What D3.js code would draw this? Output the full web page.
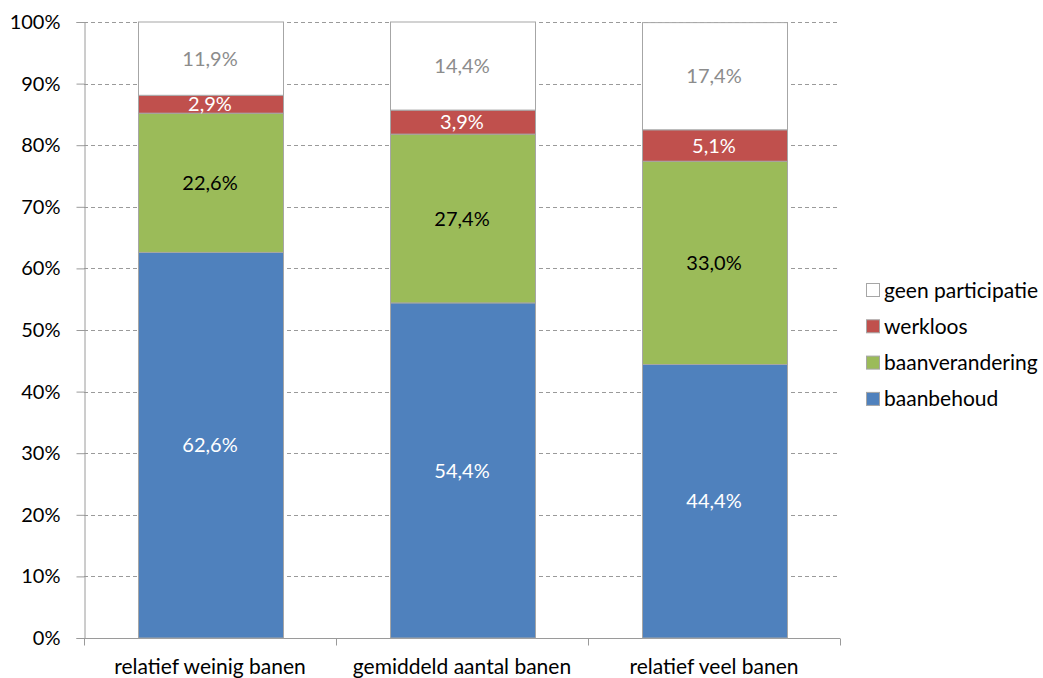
<!DOCTYPE html>
<html>
<head>
<meta charset="utf-8">
<script src="https://cdn.jsdelivr.net/npm/d3@7"></script>
<style>
  body { margin: 0; background: #fff; }
  svg text { font-family: Lato, "Open Sans", sans-serif; }
</style>
</head>
<body>
<div id="chart"></div>
<script>
  // Data
  var categories = ["relatief weinig banen", "gemiddeld aantal banen", "relatief veel banen"]
  var seriesNames = ["baanbehoud", "baanverandering", "werkloos", "geen participatie"]
  var baanbehoud = [62.6, 54.4, 44.4]
  var baanverandering = [22.6, 27.4, 33.0]
  var werkloos = [2.9, 3.9, 5.1]
  var geenParticipatie = [11.9, 14.4, 17.4]
  var yTicks = [0, 10, 20, 30, 40, 50, 60, 70, 80, 90, 100]

  var colors = {
    "baanbehoud": "#4F81BD",
    "baanverandering": "#9BBB59",
    "werkloos": "#C0504D",
    "geen participatie": "#FFFFFF"
  }
  var labelColors = {
    "baanbehoud": "#ffffff",
    "baanverandering": "#000000",
    "werkloos": "#ffffff",
    "geen participatie": "#8c8c8c"
  }

  var width = 1043
  var height = 678
  var margin = { left: 84, right: 203, top: 22, bottom: 40 }
  var fs = 21

  var svg = d3.select("#chart")
    .append("svg")
    .attr("width", width)
    .attr("height", height)

  // Build rows for the stack
  var rows = categories.map(function (c, i) {
    return {
      cat: c,
      "baanbehoud": baanbehoud[i],
      "baanverandering": baanverandering[i],
      "werkloos": werkloos[i],
      "geen participatie": geenParticipatie[i]
    }
  })
  var stacked = d3.stack().keys(seriesNames)(rows)

  var x = d3.scaleBand()
    .domain(categories)
    .range([margin.left, width - margin.right])
    .paddingInner(0.425)
    .paddingOuter(0.2125)

  var y = d3.scaleLinear()
    .domain([0, 100])
    .range([height - margin.bottom, margin.top])

  // gridlines
  svg.append("g")
    .selectAll("line")
    .data(yTicks.filter(function (d) { return d > 0 }))
    .enter()
    .append("line")
    .attr("x1", margin.left)
    .attr("x2", width - margin.right)
    .attr("y1", function (d) { return Math.round(y(d)) + 0.5 })
    .attr("y2", function (d) { return Math.round(y(d)) + 0.5 })
    .attr("stroke", "#9a9a9a")
    .attr("stroke-width", 1)
    .attr("stroke-dasharray", "4,3")

  // y axis
  var yAxis = svg.append("g")
    .attr("transform", "translate(" + (margin.left + 0.5) + ",0)")
    .call(d3.axisLeft(y).tickValues(yTicks).tickSize(8).tickPadding(16)
      .tickFormat(function (d) { return d + "%" }))
  yAxis.selectAll("text").attr("font-size", 20).attr("fill", "#000")
    .attr("font-family", "Lato, 'Open Sans', sans-serif")
  yAxis.selectAll("line").attr("stroke", "#9a9a9a")
  yAxis.select(".domain").attr("stroke", "#9a9a9a")

  // x axis
  var x0 = height - margin.bottom
  var xAxis = svg.append("g")
    .attr("transform", "translate(0," + (x0 + 0.5) + ")")
  xAxis.append("line")
    .attr("x1", margin.left).attr("x2", width - margin.right)
    .attr("stroke", "#9a9a9a")
  var bounds = d3.range(categories.length + 1).map(function (i) {
    return margin.left + i * (width - margin.left - margin.right) / categories.length
  })
  xAxis.selectAll(".tk")
    .data(bounds)
    .enter()
    .append("line")
    .attr("x1", function (d) { return Math.round(d) + 0.5 })
    .attr("x2", function (d) { return Math.round(d) + 0.5 })
    .attr("y1", 0).attr("y2", 7)
    .attr("stroke", "#9a9a9a")
  xAxis.selectAll("text")
    .data(categories)
    .enter()
    .append("text")
    .attr("x", function (d) { return x(d) + x.bandwidth() / 2 })
    .attr("y", 35)
    .attr("text-anchor", "middle")
    .attr("font-size", fs)
    .attr("fill", "#000")
    .text(function (d) { return d })

  // bars
  var groups = svg.append("g")
    .selectAll("g")
    .data(stacked)
    .enter()
    .append("g")

  groups.selectAll("rect")
    .data(function (s) { return s.map(function (d) { return { key: s.key, d: d } }) })
    .enter()
    .append("rect")
    .attr("x", function (o) { return Math.round(x(o.d.data.cat)) + 0.5 })
    .attr("width", Math.round(x.bandwidth()))
    .attr("y", function (o) { return y(Math.min(o.d[1], 100)) })
    .attr("height", function (o) { return y(o.d[0]) - y(Math.min(o.d[1], 100)) })
    .attr("fill", function (o) { return colors[o.key] })
    .attr("stroke", "#a6a6a6")
    .attr("stroke-width", 1)

  groups.selectAll("text")
    .data(function (s) { return s.map(function (d) { return { key: s.key, d: d } }) })
    .enter()
    .append("text")
    .attr("x", function (o) { return x(o.d.data.cat) + x.bandwidth() / 2 })
    .attr("y", function (o) { return (y(o.d[0]) + y(Math.min(o.d[1], 100))) / 2 })
    .attr("dy", "0.36em")
    .attr("text-anchor", "middle")
    .attr("font-size", 20)
    .attr("fill", function (o) { return labelColors[o.key] })
    .text(function (o) {
      return (o.d[1] - o.d[0]).toFixed(1).replace(".", ",") + "%"
    })

  // legend
  var legendOrder = seriesNames.slice().reverse()
  var legend = svg.append("g")
    .attr("transform", "translate(866,283)")
  var lg = legend.selectAll("g")
    .data(legendOrder)
    .enter()
    .append("g")
    .attr("transform", function (d, i) { return "translate(0," + (i * 36.3) + ")" })
  lg.append("rect")
    .attr("x", 0.5).attr("y", 0.5)
    .attr("width", 13).attr("height", 13)
    .attr("fill", function (d) { return colors[d] })
    .attr("stroke", "#a6a6a6")
  lg.append("text")
    .attr("x", 18)
    .attr("y", 7)
    .attr("dy", "0.36em")
    .attr("font-size", fs)
    .attr("fill", "#000")
    .text(function (d) { return d })
</script>
</body>
</html>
# # #
### [Stated task]
From the first line above down to the line with "- margin.bottom, margin.top])", reproduce every line and no others, omitting pictures.

### [Answer to this task]
What D3.js code would draw this? Output the full web page.
<!DOCTYPE html>
<html>
<head>
<meta charset="utf-8">
<script src="https://cdn.jsdelivr.net/npm/d3@7"></script>
<style>
  body { margin: 0; background: #fff; }
  svg text { font-family: Lato, "Open Sans", sans-serif; }
</style>
</head>
<body>
<div id="chart"></div>
<script>
  // Data
  var categories = ["relatief weinig banen", "gemiddeld aantal banen", "relatief veel banen"]
  var seriesNames = ["baanbehoud", "baanverandering", "werkloos", "geen participatie"]
  var baanbehoud = [62.6, 54.4, 44.4]
  var baanverandering = [22.6, 27.4, 33.0]
  var werkloos = [2.9, 3.9, 5.1]
  var geenParticipatie = [11.9, 14.4, 17.4]
  var yTicks = [0, 10, 20, 30, 40, 50, 60, 70, 80, 90, 100]

  var colors = {
    "baanbehoud": "#4F81BD",
    "baanverandering": "#9BBB59",
    "werkloos": "#C0504D",
    "geen participatie": "#FFFFFF"
  }
  var labelColors = {
    "baanbehoud": "#ffffff",
    "baanverandering": "#000000",
    "werkloos": "#ffffff",
    "geen participatie": "#8c8c8c"
  }

  var width = 1043
  var height = 678
  var margin = { left: 84, right: 203, top: 22, bottom: 40 }
  var fs = 21

  var svg = d3.select("#chart")
    .append("svg")
    .attr("width", width)
    .attr("height", height)

  // Build rows for the stack
  var rows = categories.map(function (c, i) {
    return {
      cat: c,
      "baanbehoud": baanbehoud[i],
      "baanverandering": baanverandering[i],
      "werkloos": werkloos[i],
      "geen participatie": geenParticipatie[i]
    }
  })
  var stacked = d3.stack().keys(seriesNames)(rows)

  var x = d3.scaleBand()
    .domain(categories)
    .range([margin.left, width - margin.right])
    .paddingInner(0.425)
    .paddingOuter(0.2125)

  var y = d3.scaleLinear()
    .domain([0, 100])
    .range([height - margin.bottom, margin.top])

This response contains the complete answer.